Roman Theater Discovered Next to Western Wall

Archaeologists working in Jerusalem today announced the results of the last two years of excavation underneath Wilson’s Arch next to the Western Wall. The most exciting find is a small Roman theater.

The story is being reported by a number of news sources. The quotations below are from The Times of Israel. The article includes several photos.

“Israel Antiquity Authority archaeologists announced Monday that for the past two years they have been excavating and exposing a massive eight-meter deep section of Jerusalem’s Western Wall, unseen for 1,700 years.
And in the course of their work, which has been quietly proceeding directly beneath Wilson’s Arch — the area immediately adjacent to the men’s section of the Western Wall — they unexpectedly discovered a small Roman theater.
The work is set to continue for another six months, and the expectation is that First Temple-era findings will be uncovered. When the work is completed, the site will be opened to the public.

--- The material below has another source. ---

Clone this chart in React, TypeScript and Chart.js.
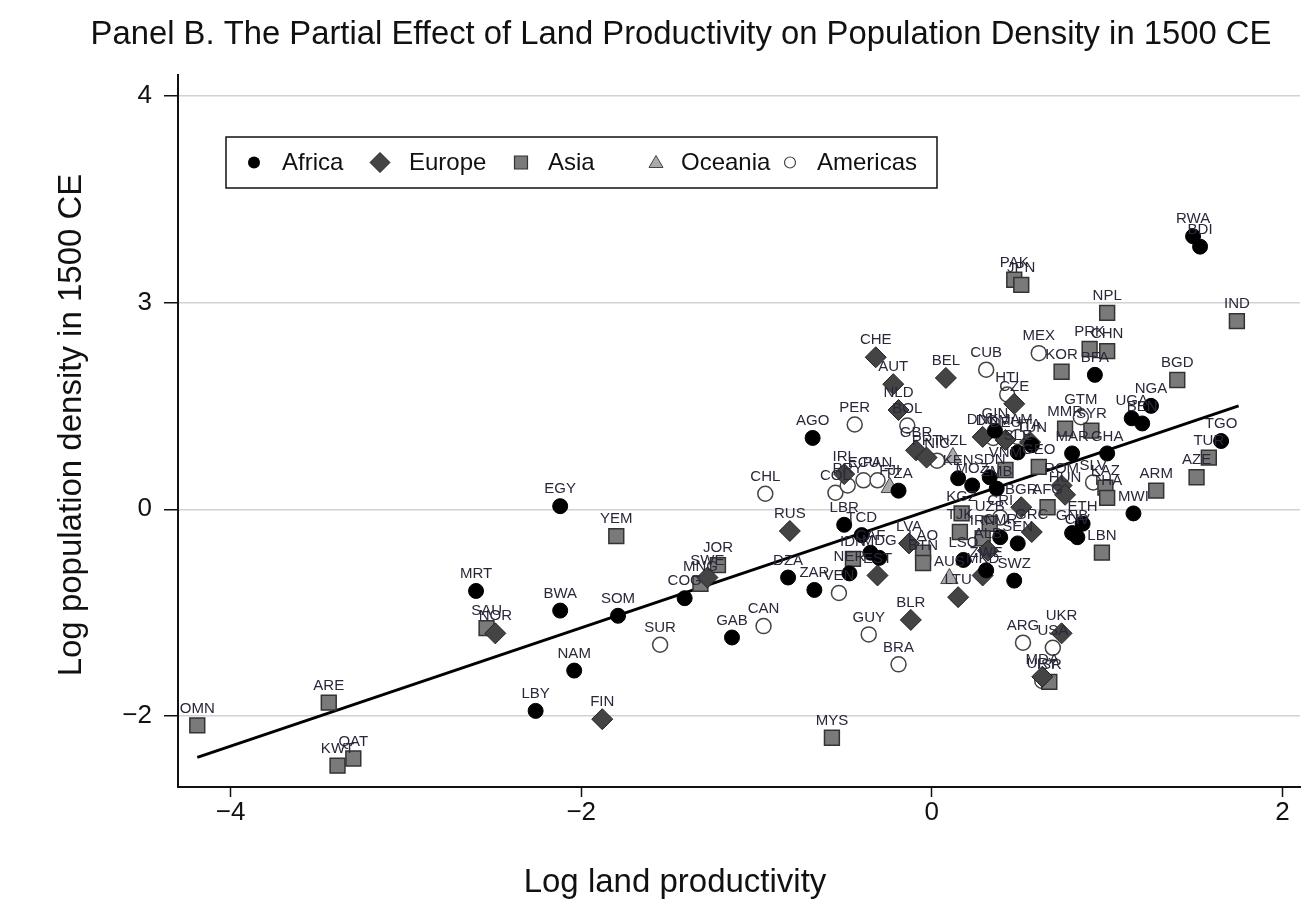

The findings of the archaeologists are interesting, and as is often the case, not entirely clear or consistent. Here are a few highlights:

  • The dating of the theater is not clearly stated, but it appears that it was built after the destruction of the temple in AD 70.
  • The theater went out of use following an earthquake in 360.
  • The construction of the theater was never finished.
  • The theater seated 200-300 people.
  • The theater may have been used as a bouleuterion or as an odeon.
  • Wilson’s Arch served as the roof for the theater.
  • Excavations will continue below the theater with hopes of discovering remains from the First Temple Period.
  • The archaeologists will present more of their findings at a conference this week at Hebrew University.

Read the full story here. High-resolution photos are available here.

HT: Joseph Lauer


Roman theater with archaeologist Joe Uziel Photograph: Yaniv Berman, courtesy of the Israel Antiquities Authority

2 thoughts on “Roman Theater Discovered Next to Western Wall

  1. The model at the Israel Museum includes a theater because Josephus (and perhaps other sources) state that there was a theater in the city. Since its location has not been discovered, the model designers arbitrarily chose a place. Is the one discovered that shown on the model? There are two differences between the two: size and date. The one discovered isn't actually a theater but is an odeon or bouleuterion, both of which are much smaller. And the one discovered apparently wasn't even built until after Jerusalem was destroyed by the Romans in AD 70. So archaeologists need to keep looking for the earlier theater so that they can make the model correct!